In sight: What ADAS means for fleet maintenance
Camera-based driver assistance systems are adding vitally important calibration work to a windscreen replacement. As they become more common, Alex Grant finds out what the implications are for fleets.
An extra eye on the road
ADAS, an acronym for Advanced Driver Assistance Systems, is a collective name for the semi-autonomous features fitted to a growing number of cars. It’s a transformative set of technologies with proven safety and insurance cost benefits for fleets, the more advanced systems including windscreen-mounted cameras for detailed monitoring of traffic conditions and lane markings ahead.
These rely on accurate data, and even a small inaccuracy in the position of the camera can be detrimental to its effectiveness. Yet research by Autoglass found two thirds of UK drivers and a third of dealers lack awareness of these systems, while 68% of drivers ignore advice to have them calibrated after a windscreen replacement. And, with 40% of the vehicle parc – significantly higher among fleets, where the average age of cars is lower – set to feature ADAS by 2020, it’s about to become a common job.
What does calibration involve?
The process varies by manufacturer, but the end goal is restoring the original alignment of the camera so it can function correctly. Some systems are able to self-calibrate by driving the car on the road and letting them recognise specific features, while plugged into a diagnostic tool.
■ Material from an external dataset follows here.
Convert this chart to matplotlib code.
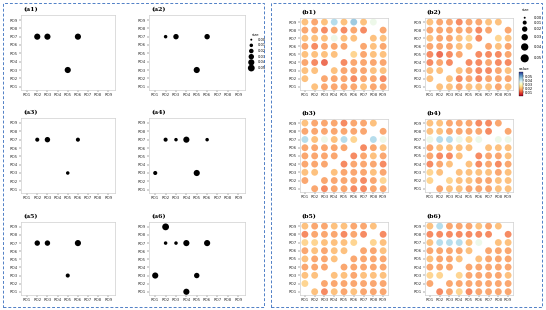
import matplotlib
matplotlib.use('Agg')
import matplotlib.pyplot as plt
import numpy as np
from matplotlib.patches import Rectangle
from matplotlib import cm, colors

W, H = 546, 310
labels = ['RO1', 'RO2', 'RO3', 'RO4', 'RO5', 'RO6', 'RO7', 'RO8', 'RO9']

# ---- (a) panels: x station, y station, size
a1_x = ['RO2', 'RO3', 'RO6', 'RO5']
a1_y = ['RO7', 'RO7', 'RO7', 'RO3']
a1_s = [0.04, 0.04, 0.04, 0.04]

a2_x = ['RO2', 'RO3', 'RO6', 'RO5']
a2_y = ['RO7', 'RO7', 'RO7', 'RO3']
a2_s = [0.01, 0.03, 0.03, 0.04]

a3_x = ['RO2', 'RO3', 'RO6', 'RO5']
a3_y = ['RO7', 'RO7', 'RO7', 'RO3']
a3_s = [0.015, 0.03, 0.015, 0.01]

a4_x = ['RO2', 'RO3', 'RO4', 'RO6', 'RO1', 'RO5']
a4_y = ['RO7', 'RO7', 'RO7', 'RO7', 'RO3', 'RO3']
a4_s = [0.015, 0.01, 0.04, 0.01, 0.015, 0.04]

a5_x = ['RO2', 'RO3', 'RO6', 'RO5']
a5_y = ['RO7', 'RO7', 'RO7', 'RO3']
a5_s = [0.03, 0.03, 0.04, 0.015]

a6_x = ['RO2', 'RO2', 'RO3', 'RO4', 'RO6', 'RO1', 'RO5', 'RO4']
a6_y = ['RO9', 'RO7', 'RO7', 'RO7', 'RO7', 'RO3', 'RO3', 'RO1']
a6_s = [0.05, 0.01, 0.01, 0.04, 0.04, 0.04, 0.03, 0.04]

size_ticks = [0.00, 0.01, 0.02, 0.03, 0.04, 0.05]

# ---- (b) panels: rows RO9 (top) .. RO1 (bottom), columns RO1 .. RO9
n = np.nan
b1_vals = [
    [0.019, 0.016, 0.019, 0.042, 0.019, 0.045, 0.019, 0.034, n],
    [0.016, 0.016, 0.013, 0.016, 0.013, 0.016, 0.013, n, 0.016],
    [0.019, 0.019, 0.019, 0.034, 0.019, 0.019, n, 0.019, 0.019],
    [0.016, 0.013, 0.016, 0.016, 0.016, n, 0.016, 0.019, 0.016],
    [0.019, 0.019, 0.019, 0.019, n, 0.022, 0.016, 0.019, 0.019],
    [0.016, 0.013, 0.010, n, 0.013, 0.016, 0.016, 0.016, 0.016],
    [0.019, 0.019, n, 0.019, 0.016, 0.016, 0.016, 0.019, 0.019],
    [0.019, n, 0.016, 0.016, 0.016, 0.013, 0.016, 0.016, 0.013],
    [n, 0.019, 0.016, 0.016, 0.016, 0.016, 0.019, 0.016, 0.016],
]
b2_vals = [
    [0.019, 0.016, 0.016, 0.013, 0.016, 0.016, 0.019, 0.019, n],
    [0.016, 0.016, 0.016, 0.016, 0.016, 0.013, 0.016, n, 0.016],
    [0.019, 0.016, 0.016, 0.019, 0.022, 0.013, n, 0.022, 0.019],
    [0.016, 0.016, 0.016, 0.019, 0.019, n, 0.016, 0.019, 0.016],
    [0.013, 0.010, 0.013, 0.016, n, 0.013, 0.013, 0.013, 0.016],
    [0.013, 0.016, 0.013, n, 0.013, 0.013, 0.016, 0.013, 0.013],
    [0.019, 0.019, n, 0.019, 0.016, 0.013, 0.013, 0.016, 0.019],
    [0.019, n, 0.019, 0.013, 0.016, 0.013, 0.016, 0.016, 0.016],
    [n, 0.019, 0.019, 0.016, 0.019, 0.019, 0.019, 0.016, 0.019],
]
b3_vals = [
    [0.019, 0.016, 0.016, 0.016, 0.013, 0.016, 0.016, 0.019, n],
    [0.016, 0.016, 0.016, 0.016, 0.016, 0.016, 0.016, n, 0.016],
    [0.042, 0.019, 0.034, 0.019, 0.042, 0.022, n, 0.042, 0.034],
    [0.016, 0.016, 0.016, 0.016, 0.016, n, 0.013, 0.016, 0.019],
    [0.016, 0.016, 0.016, 0.016, n, 0.013, 0.016, 0.019, 0.016],
    [0.016, 0.016, 0.016, n, 0.013, 0.016, 0.016, 0.016, 0.013],
    [0.019, 0.019, n, 0.019, 0.016, 0.016, 0.016, 0.019, 0.016],
    [0.016, n, 0.016, 0.016, 0.016, 0.016, 0.013, 0.016, 0.022],
    [n, 0.016, 0.013, 0.016, 0.016, 0.013, 0.013, 0.016, 0.016],
]
b4_vals = [
    [0.019, 0.019, 0.016, 0.016, 0.016, 0.013, 0.013, 0.016, n],
    [0.019, 0.019, 0.016, 0.016, 0.016, 0.016, 0.013, n, 0.016],
    [0.034, 0.042, 0.042, 0.034, 0.022, 0.034, n, 0.034, 0.034],
    [0.016, 0.019, 0.019, 0.019, 0.019, n, 0.019, 0.019, 0.019],
    [0.016, 0.013, 0.013, 0.019, n, 0.013, 0.016, 0.016, 0.019],
    [0.013, 0.016, 0.019, n, 0.019, 0.013, 0.016, 0.013, 0.016],
    [0.022, 0.019, n, 0.019, 0.019, 0.019, 0.019, 0.016, 0.019],
    [0.022, n, 0.022, 0.019, 0.019, 0.016, 0.016, 0.019, 0.019],
    [n, 0.016, 0.019, 0.019, 0.016, 0.016, 0.016, 0.019, 0.019],
]
b5_vals = [
    [0.019, 0.016, 0.016, 0.019, 0.019, 0.016, 0.016, 0.019, n],
    [0.013, 0.016, 0.016, 0.016, 0.013, 0.016, 0.013, n, 0.013],
    [0.022, 0.022, 0.019, 0.019, 0.019, 0.022, n, 0.022, 0.019],
    [0.016, 0.019, 0.016, 0.019, 0.019, n, 0.016, 0.016, 0.019],
    [0.019, 0.016, 0.016, 0.019, n, 0.016, 0.016, 0.016, 0.016],
    [0.016, 0.016, 0.016, n, 0.016, 0.016, 0.016, 0.016, 0.016],
    [0.019, 0.019, n, 0.019, 0.019, 0.016, 0.019, 0.019, 0.019],
    [0.022, n, 0.016, 0.016, 0.016, 0.016, 0.016, 0.016, 0.016],
    [n, 0.019, 0.013, 0.019, 0.016, 0.019, 0.016, 0.016, 0.016],
]
b6_vals = [
    [0.019, 0.042, 0.016, 0.016, 0.016, 0.019, 0.016, 0.019, n],
    [0.013, 0.013, 0.013, 0.013, 0.013, 0.013, 0.013, n, 0.013],
    [0.019, 0.042, 0.042, 0.042, 0.019, 0.034, n, 0.019, 0.019],
    [0.016, 0.016, 0.016, 0.016, 0.019, n, 0.016, 0.016, 0.016],
    [0.019, 0.016, 0.016, 0.019, n, 0.019, 0.016, 0.016, 0.016],
    [0.016, 0.016, 0.016, n, 0.016, 0.016, 0.016, 0.016, 0.016],
    [0.022, 0.022, n, 0.022, 0.016, 0.016, 0.016, 0.016, 0.019],
    [0.016, n, 0.016, 0.016, 0.016, 0.016, 0.016, 0.016, 0.016],
    [n, 0.013, 0.016, 0.022, 0.013, 0.016, 0.016, 0.016, 0.016],
]
b_size = 0.035
value_ticks = [0.01, 0.02, 0.03, 0.04, 0.05]

cmap = plt.get_cmap('RdYlBu')
norm = colors.Normalize(vmin=0.0, vmax=0.06)


def size_a(v):
    return 2 + np.asarray(v) / 0.05 * 22


def size_b(v):
    return 2 + np.asarray(v) / 0.05 * 32


def px(x0, y0, x1, y1):
    return [x0 / W, 1 - y1 / H, (x1 - x0) / W, (y1 - y0) / H]


def style_axes(ax, title):
    ax.set_xticks(range(1, 10))
    ax.set_yticks(range(1, 10))
    ax.set_xticklabels(labels)
    ax.set_yticklabels(labels)
    ax.tick_params(labelsize=2.8, length=1.2, width=0.3, pad=1, colors='#333333')
    for sp in ax.spines.values():
        sp.set_color('#cfcfcf')
        sp.set_linewidth(0.5)
    ax.text(0.02, 1.04, title, transform=ax.transAxes, fontsize=4.5,
            fontweight='bold', family='DejaVu Serif', ha='left', va='bottom')


fig = plt.figure(figsize=(W / 100, H / 100), dpi=100)

# dashed frames
for x0, x1 in [(3, 264), (271, 542)]:
    fig.patches.append(Rectangle((x0 / W, 3 / H), (x1 - x0) / W, (H - 6) / H,
                                 transform=fig.transFigure, fill=False,
                                 ec='#4f7fc6', lw=0.7, ls=(0, (3, 2))))

a_sets = [(a1_x, a1_y, a1_s, '(a1)'), (a2_x, a2_y, a2_s, '(a2)'),
          (a3_x, a3_y, a3_s, '(a3)'), (a4_x, a4_y, a4_s, '(a4)'),
          (a5_x, a5_y, a5_s, '(a5)'), (a6_x, a6_y, a6_s, '(a6)')]
rows = [(15, 90), (118, 193), (222, 295)]
a_cols = [(21, 115), (149, 245)]

for i, (xs, ys, ss, t) in enumerate(a_sets):
    top, bot = rows[i // 2]
    left, right = a_cols[i % 2]
    ax = fig.add_axes(px(left, top, right, bot))
    xi = [labels.index(v) + 1 for v in xs]
    yi = [labels.index(v) + 1 for v in ys]
    ax.scatter(xi, yi, s=size_a(ss), c='black', lw=0)
    ax.set_xlim(0.4, 9.65)
    ax.set_ylim(0.6, 9.6)
    style_axes(ax, t)

# size legend for (a)
lg = fig.add_axes(px(245, 34, 266, 72))
lg.axis('off')
lg.set_xlim(0, 1)
lg.set_ylim(0.3, 7)
lg.scatter([0.3] * 6, np.arange(6, 0, -1), s=size_a(size_ticks), c='black', lw=0)
for k, v in enumerate(size_ticks):
    lg.text(0.6, 6 - k, f'{v:.2f}', fontsize=2.6, va='center', ha='left')
lg.text(0.3, 6.9, 'size', fontsize=2.8, ha='left', va='center')

b_sets = [(b1_vals, '(b1)'), (b2_vals, '(b2)'), (b3_vals, '(b3)'),
          (b4_vals, '(b4)'), (b5_vals, '(b5)'), (b6_vals, '(b6)')]
b_rows = [(18, 90), (119, 192), (222, 295)]
b_cols = [(300, 388), (425, 513)]
yy, xx = np.meshgrid(np.arange(9, 0, -1), np.arange(1, 10), indexing='ij')

for i, (vals, t) in enumerate(b_sets):
    top, bot = b_rows[i // 2]
    left, right = b_cols[i % 2]
    ax = fig.add_axes(px(left, top, right, bot))
    v = np.array(vals)
    m = ~np.isnan(v)
    ax.scatter(xx[m], yy[m], s=size_b(b_size), c=v[m], cmap=cmap, norm=norm,
               lw=0, alpha=0.85)
    ax.set_xlim(0.5, 9.5)
    ax.set_ylim(0.6, 9.5)
    style_axes(ax, t)

# size legend for (b)
lg = fig.add_axes(px(516, 8, 545, 64))
lg.axis('off')
lg.set_xlim(0, 1)
lg.set_ylim(0.3, 7.2)
ypos = [6, 5.4, 4.6, 3.6, 2.4, 1.0]
lg.scatter([0.3] * 6, ypos, s=size_b(size_ticks), c='black', lw=0)
for yv, v in zip(ypos, size_ticks):
    lg.text(0.62, yv, f'{v:.2f}', fontsize=2.6, va='center', ha='left')
lg.text(0.2, 6.9, 'size', fontsize=2.8, ha='left', va='center')

# colorbar for (b)
cax = fig.add_axes(px(519, 72, 523, 96))
sm = cm.ScalarMappable(norm=norm, cmap=cmap)
cb = fig.colorbar(sm, cax=cax, ticks=value_ticks)
cb.ax.tick_params(labelsize=2.6, length=0.8, width=0.3, pad=0.8)
cb.outline.set_linewidth(0.2)
cb.ax.set_yticklabels([f'{v:.2f}' for v in value_ticks])
fig.text(519 / W, 1 - 69 / H, 'value', fontsize=2.8, ha='left', va='center')

fig.savefig('out.png', dpi=100)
The rest require static calibration, which involves parking the car on level ground with the wheels positioned using tracking lasers and the forward-facing camera (or cameras) aimed at a target board – each manufacturer has its own. Then the software is triggered using a handheld tool to check for alignment faults. The process takes between one and two hours, on top of the windscreen replacement, and, according to National Windscreens, around 75% of cars are calibrated this way.
Until recently, static calubration has meant taking the car to a franchised dealer, but it’s now offered at 10% of Autoglass depots and all National Windscreens sites.
What does this cost?
At the moment, it isn’t directly costing fleets anything. Thatcham Research says the costs are being picked up by insurers who view the systems as being too valuable not to be set up properly. The process varies depending what features are fitted to the car, but calibration work usually adds £200–£300 to the cost of the windscreen repair.
While that’s a major outlay for insurers, Thatcham Research sees reduced equipment costs bringing the prices down, and is working with manufacturers to ensure that future systems and vehicles are designed with the windscreen replacement in mind. It will also publish a Code of Practice this year to make sure the work is done correctly.
“Fleet managers need to ensure that when they get vehicle windscreens replaced, or refitted, that they ensure that correct recalibration procedures are followed by their suppliers,” says Andrew Miller, chief technical officer at Thatcham Research.